Don’t resist your current reality or your perception of it. Instead of fighting your thoughts, challenge them, yes. But also let them move through you. Acknowledge them, and allow them to pass through, and move on. Let things happen. Release. Gaining control of anxiety is as much about letting go as it is overtly doing anything.
Cognitive Behavioral Therapy: a toolbox of skills
Cognitive Behavioral Therapy (CBT) is a more formal way to course-correct or tame the thoughts which aren’t serving you. CBT recognizes that our patterns of thinking, feeling and behaving indeed shape our experiences. Change these patterns and you can change your experiences.
Practicing some of the techniques of CBT can help you change your thought patterns and importantly, the beliefs you may have which hold you back, your attitudes and ultimately your behavior. Cognitive distortions are the inaccurate thoughts that reinforce your negative thought patterns and emotions.

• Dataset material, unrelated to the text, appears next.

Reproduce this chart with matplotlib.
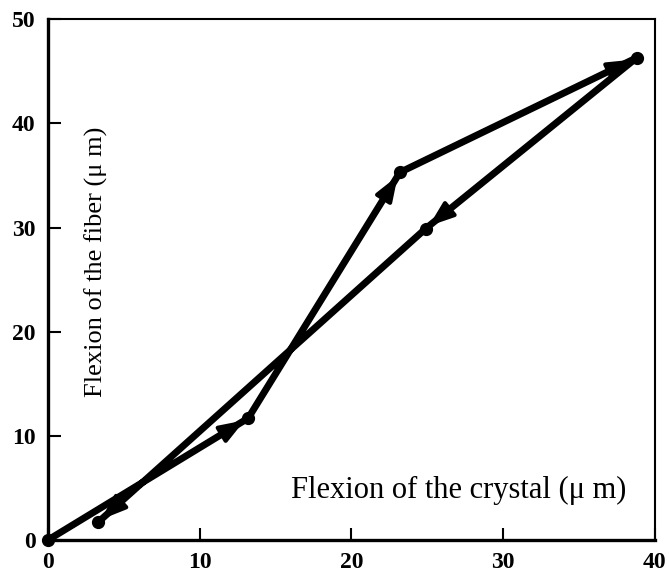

CBT likely involves meeting with a qualified therapist for a period of time which has the potential to leave you with life-long skills to get yourself out of periods of anxiety and stress. An end goal is to live with more ease while better striving toward your goals. In other words, you can learn to strive for your peace of mind and goals, and not strive toward your anxiety, by recognizing, acknowledging and working through your negative automatic thoughts and feelings.
Again, like mindfulness, CBT uses techniques which invite you to challenge your harmful or destructive beliefs and restructure them, known as cognitive restructuring techniques. Some techniques and tools include simple things like journaling and relaxed breathing to more complicated things like taking a deeper dive into your thoughts such as playing out your worst case scenarios or scripts until the end your go-to way of thinking, or taking an inventory of your negative thoughts and countering them with opposite, positive statements. Another classic technique is Socratic reasoning which can be used to challenge your irrational thoughts. This includes asking yourself if you know the thought to be true. Again, see our “How to Stop Negative Self Talk” blog.
For more information on CBT, see this article by the Positive Psychology Program for an in-depth look at CBT at its tools you can use now to get there.
CBD products
One increasingly popular but scientifically unproven way to reduce anxiety for pets and people is to take cannabinoid products, whether through tinctures, oils, beverages or edible products such as gummies. Cannabidiol, also known as CBD, is the second most common chemical compound found in the hemp plant. While marijuana is illegal in many states, many states will allow the sale of CBD products. Because CBD products come from agricultural hemp they contain less than .3 percent THC, the mind-altering compound of marijuana that gets you high. CBD products can be used occasionally as a mood regulator, and may especially help when the bubbling up of your anxiety gets intense.
See our Spirit Times’ blog on CBD products to reduce anxiety in early 2019, so stay tuned. But for now, know that CBD can help some people release and let go of their anxiety by promoting a calm, relaxed state, which ultimately puts you back in control, not your negative automatic thoughts.
In summary, some anxiety is normal as we wrestle with “what could happen” and all the forces that act on our lives. When we’re quickly able to move on and constructively resolve our anxiety, it’s not a problem. However, when it is in front of us every day, substituting for and preventing daily joy, and it seems to get in the way of our every move, then it can be a time for professional help.